→ Instructions for the task
Take the data below and copy exactly the lines starting at the one with "Rebuild this chart as a component, using" and finishing at the one with "import * as", both included.

++++

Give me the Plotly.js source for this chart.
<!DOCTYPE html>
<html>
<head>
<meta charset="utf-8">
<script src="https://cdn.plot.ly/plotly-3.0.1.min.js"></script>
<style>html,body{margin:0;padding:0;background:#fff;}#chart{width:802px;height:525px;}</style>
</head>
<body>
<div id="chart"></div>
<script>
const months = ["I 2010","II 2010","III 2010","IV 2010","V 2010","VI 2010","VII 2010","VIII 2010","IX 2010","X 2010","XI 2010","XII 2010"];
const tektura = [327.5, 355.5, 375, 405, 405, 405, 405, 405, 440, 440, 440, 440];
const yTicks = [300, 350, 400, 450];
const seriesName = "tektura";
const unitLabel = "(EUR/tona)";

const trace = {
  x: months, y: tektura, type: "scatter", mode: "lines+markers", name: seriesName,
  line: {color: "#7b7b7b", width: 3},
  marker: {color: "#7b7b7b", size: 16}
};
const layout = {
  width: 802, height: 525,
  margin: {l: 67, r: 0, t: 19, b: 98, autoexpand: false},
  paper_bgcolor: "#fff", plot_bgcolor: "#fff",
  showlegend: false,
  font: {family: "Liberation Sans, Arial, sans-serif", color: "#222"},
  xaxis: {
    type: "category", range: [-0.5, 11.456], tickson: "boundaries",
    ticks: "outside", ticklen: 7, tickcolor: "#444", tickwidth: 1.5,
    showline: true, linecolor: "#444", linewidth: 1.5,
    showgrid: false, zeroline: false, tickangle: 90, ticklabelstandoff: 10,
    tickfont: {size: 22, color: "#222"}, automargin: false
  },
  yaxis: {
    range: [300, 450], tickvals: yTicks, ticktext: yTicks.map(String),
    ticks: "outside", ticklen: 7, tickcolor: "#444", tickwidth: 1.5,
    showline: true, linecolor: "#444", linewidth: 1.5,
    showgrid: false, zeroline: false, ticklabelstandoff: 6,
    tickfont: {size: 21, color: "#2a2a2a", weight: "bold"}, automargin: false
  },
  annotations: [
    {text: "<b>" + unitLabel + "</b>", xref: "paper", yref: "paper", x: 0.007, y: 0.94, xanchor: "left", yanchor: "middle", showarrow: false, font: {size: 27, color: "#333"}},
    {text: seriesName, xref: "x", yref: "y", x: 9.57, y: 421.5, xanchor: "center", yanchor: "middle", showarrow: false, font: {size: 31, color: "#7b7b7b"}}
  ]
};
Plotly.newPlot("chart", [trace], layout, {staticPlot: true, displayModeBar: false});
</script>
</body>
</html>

++++

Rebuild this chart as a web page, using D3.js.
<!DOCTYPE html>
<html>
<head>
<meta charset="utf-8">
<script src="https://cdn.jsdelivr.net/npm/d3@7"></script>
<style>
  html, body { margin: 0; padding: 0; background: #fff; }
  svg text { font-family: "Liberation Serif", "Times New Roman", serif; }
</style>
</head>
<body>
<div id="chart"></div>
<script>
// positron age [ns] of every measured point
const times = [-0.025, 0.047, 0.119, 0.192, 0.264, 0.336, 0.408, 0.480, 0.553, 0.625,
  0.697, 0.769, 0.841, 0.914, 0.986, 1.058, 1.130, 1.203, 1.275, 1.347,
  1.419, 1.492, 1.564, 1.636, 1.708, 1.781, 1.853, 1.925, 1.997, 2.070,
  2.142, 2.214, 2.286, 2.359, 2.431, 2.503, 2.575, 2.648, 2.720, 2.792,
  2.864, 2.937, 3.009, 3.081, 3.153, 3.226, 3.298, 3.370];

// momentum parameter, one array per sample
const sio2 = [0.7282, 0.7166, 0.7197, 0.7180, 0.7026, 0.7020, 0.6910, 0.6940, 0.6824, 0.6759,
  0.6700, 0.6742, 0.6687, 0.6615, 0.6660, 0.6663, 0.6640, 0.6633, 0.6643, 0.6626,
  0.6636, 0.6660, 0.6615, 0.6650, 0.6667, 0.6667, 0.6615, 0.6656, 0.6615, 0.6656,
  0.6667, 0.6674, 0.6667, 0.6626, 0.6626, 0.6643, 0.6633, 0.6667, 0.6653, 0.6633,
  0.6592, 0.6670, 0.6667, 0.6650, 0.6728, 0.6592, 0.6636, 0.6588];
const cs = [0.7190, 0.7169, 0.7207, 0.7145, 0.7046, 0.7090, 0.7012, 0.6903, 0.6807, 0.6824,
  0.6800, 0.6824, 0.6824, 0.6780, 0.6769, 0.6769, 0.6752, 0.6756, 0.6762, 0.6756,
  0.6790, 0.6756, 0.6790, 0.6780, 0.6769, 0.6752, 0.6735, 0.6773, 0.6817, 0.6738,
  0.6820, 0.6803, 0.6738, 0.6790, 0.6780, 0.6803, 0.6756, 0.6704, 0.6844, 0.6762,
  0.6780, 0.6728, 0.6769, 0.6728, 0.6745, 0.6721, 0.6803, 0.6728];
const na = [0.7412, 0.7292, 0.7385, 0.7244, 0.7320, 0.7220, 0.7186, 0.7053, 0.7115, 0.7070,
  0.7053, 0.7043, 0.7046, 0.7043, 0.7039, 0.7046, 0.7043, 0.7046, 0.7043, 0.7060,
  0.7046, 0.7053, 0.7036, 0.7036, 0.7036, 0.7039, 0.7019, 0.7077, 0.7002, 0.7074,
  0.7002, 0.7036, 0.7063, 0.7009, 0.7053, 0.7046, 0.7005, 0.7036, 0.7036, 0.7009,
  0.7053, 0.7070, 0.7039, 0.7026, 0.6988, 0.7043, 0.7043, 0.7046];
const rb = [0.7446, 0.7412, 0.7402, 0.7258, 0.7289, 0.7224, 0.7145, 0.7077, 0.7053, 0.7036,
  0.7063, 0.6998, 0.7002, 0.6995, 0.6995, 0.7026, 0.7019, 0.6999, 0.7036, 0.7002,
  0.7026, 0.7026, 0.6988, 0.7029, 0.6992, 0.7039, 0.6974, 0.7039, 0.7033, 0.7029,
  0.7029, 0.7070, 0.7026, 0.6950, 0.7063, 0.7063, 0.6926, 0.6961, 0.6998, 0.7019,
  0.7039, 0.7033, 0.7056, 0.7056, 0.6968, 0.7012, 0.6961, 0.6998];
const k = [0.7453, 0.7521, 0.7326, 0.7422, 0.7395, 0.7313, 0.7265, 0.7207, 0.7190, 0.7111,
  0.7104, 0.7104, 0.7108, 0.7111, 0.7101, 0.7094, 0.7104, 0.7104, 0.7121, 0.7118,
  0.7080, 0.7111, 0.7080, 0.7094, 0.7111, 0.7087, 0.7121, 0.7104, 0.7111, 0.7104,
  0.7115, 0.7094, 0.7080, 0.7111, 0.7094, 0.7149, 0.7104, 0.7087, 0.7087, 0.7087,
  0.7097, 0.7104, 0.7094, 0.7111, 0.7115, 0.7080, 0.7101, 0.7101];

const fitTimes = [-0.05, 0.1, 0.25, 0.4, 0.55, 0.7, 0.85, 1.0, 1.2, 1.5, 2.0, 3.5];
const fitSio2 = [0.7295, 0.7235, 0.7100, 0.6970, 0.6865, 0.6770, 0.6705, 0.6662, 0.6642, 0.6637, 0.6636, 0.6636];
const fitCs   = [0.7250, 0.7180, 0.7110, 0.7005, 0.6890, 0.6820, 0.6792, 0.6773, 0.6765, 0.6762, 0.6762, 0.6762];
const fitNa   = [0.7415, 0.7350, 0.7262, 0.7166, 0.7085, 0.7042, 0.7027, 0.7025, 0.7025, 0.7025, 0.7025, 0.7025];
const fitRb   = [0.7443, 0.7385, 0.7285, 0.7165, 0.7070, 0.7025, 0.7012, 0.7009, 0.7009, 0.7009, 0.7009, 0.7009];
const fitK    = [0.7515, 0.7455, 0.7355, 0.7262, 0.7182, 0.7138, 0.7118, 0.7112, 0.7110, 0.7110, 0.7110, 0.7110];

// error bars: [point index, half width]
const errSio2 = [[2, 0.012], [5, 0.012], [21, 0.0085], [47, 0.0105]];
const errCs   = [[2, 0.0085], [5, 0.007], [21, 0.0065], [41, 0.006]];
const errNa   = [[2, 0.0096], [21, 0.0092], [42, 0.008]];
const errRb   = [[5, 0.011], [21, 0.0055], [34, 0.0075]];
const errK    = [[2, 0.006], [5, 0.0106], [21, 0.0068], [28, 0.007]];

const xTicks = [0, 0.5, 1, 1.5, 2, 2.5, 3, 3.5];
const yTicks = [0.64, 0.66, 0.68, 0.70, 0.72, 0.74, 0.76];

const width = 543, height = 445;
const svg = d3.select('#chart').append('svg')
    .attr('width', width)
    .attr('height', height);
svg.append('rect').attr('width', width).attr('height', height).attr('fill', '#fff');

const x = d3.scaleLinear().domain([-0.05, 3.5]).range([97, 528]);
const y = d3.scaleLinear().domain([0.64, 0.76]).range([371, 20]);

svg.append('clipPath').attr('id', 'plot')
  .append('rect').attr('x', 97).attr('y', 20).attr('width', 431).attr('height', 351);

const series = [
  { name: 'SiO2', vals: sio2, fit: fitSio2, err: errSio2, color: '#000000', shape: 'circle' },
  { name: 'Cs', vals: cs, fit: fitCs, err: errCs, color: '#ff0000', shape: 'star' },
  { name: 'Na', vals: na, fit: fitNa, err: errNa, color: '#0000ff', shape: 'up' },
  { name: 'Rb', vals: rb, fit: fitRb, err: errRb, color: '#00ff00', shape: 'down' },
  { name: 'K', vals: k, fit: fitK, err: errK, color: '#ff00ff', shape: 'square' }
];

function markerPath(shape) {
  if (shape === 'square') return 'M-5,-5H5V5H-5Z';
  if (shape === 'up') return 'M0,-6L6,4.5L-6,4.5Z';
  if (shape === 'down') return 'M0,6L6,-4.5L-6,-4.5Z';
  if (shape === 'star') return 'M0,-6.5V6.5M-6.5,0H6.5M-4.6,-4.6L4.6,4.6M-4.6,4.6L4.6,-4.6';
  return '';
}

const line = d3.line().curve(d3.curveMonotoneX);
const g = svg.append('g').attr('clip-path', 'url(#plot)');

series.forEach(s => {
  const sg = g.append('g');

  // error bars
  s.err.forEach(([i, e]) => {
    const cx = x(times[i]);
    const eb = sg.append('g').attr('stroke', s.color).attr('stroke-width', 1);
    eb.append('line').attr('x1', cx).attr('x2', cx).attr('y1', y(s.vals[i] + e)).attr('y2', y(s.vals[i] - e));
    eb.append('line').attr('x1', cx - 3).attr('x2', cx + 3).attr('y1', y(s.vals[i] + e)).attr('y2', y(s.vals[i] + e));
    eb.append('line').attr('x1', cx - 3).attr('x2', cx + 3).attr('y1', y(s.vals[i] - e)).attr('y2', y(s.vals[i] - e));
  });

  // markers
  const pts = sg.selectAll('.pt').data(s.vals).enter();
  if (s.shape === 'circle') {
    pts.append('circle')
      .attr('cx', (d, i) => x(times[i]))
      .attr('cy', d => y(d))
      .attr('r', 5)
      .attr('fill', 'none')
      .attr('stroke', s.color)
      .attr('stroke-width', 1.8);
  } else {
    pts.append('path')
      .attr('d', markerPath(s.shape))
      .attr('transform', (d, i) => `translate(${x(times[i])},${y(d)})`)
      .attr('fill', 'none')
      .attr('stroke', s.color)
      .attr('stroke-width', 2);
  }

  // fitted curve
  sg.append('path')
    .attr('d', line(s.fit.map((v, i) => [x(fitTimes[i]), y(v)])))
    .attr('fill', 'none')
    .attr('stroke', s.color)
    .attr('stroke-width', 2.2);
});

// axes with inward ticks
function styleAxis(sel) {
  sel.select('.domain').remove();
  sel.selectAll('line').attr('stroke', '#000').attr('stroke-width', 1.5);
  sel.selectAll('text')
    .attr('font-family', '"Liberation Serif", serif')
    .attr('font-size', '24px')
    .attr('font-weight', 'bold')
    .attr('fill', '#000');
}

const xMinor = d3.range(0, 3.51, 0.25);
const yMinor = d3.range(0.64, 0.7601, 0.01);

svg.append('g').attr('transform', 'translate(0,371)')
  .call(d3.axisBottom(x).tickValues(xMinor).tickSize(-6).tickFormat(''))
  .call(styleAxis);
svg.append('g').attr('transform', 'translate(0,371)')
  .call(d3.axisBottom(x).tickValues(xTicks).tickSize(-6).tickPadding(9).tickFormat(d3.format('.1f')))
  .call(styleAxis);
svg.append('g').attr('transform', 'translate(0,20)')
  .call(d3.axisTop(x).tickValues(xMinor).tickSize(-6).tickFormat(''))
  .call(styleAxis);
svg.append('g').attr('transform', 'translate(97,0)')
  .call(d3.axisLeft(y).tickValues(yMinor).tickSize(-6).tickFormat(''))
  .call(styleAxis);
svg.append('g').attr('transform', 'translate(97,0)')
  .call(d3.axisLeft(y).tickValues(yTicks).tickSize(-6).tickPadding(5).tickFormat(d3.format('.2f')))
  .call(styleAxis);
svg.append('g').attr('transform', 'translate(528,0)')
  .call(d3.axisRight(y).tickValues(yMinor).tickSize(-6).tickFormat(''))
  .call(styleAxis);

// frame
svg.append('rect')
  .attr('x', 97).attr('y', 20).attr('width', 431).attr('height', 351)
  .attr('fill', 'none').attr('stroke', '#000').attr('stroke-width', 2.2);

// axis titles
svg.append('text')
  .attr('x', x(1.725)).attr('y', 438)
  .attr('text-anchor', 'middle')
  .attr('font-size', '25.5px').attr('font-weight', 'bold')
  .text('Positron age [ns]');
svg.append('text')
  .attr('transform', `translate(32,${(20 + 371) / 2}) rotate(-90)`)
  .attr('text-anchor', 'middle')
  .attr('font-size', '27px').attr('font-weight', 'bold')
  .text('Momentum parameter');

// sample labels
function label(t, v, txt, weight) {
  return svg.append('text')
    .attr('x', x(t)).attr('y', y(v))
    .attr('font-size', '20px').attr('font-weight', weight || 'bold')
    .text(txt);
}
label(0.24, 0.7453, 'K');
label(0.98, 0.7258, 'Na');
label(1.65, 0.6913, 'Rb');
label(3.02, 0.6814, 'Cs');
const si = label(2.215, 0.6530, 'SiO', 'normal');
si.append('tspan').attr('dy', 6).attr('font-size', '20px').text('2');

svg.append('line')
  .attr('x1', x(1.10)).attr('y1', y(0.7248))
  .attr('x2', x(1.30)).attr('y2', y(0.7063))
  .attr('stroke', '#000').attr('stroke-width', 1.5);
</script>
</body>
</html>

++++

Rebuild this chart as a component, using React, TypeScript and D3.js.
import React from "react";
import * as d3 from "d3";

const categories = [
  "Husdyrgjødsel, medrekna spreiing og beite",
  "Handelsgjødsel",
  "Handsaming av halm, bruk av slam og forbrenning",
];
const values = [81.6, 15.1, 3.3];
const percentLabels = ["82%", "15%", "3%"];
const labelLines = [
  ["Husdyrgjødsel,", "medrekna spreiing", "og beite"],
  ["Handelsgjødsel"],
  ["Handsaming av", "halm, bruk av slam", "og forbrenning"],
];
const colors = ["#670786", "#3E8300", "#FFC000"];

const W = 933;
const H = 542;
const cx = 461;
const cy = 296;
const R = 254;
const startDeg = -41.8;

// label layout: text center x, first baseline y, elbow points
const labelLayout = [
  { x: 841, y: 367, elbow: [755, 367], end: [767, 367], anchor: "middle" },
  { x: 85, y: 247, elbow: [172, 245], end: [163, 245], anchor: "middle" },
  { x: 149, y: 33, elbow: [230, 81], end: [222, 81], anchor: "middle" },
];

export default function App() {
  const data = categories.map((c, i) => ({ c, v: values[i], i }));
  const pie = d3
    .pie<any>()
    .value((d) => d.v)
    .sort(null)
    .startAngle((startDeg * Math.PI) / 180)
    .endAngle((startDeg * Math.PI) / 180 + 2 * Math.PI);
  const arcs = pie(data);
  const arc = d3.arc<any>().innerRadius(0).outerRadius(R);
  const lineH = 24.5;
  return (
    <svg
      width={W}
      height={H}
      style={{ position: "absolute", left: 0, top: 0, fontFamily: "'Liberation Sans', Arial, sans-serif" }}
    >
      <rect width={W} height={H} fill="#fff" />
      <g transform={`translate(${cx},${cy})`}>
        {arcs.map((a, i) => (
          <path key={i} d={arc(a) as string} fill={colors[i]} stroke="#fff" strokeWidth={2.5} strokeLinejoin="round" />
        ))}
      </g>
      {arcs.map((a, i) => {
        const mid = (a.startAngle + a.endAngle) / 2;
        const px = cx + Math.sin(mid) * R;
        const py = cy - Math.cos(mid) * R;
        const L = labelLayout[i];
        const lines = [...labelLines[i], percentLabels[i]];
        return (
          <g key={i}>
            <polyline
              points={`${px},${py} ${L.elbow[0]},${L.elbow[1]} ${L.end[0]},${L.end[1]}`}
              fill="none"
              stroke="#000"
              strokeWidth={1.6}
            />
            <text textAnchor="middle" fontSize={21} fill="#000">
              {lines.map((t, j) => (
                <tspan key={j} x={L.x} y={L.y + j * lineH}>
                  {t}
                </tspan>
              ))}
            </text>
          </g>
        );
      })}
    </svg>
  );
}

++++

→ Exercise response
Rebuild this chart as a component, using React, TypeScript and D3.js.
import React from "react";
import * as d3 from "d3";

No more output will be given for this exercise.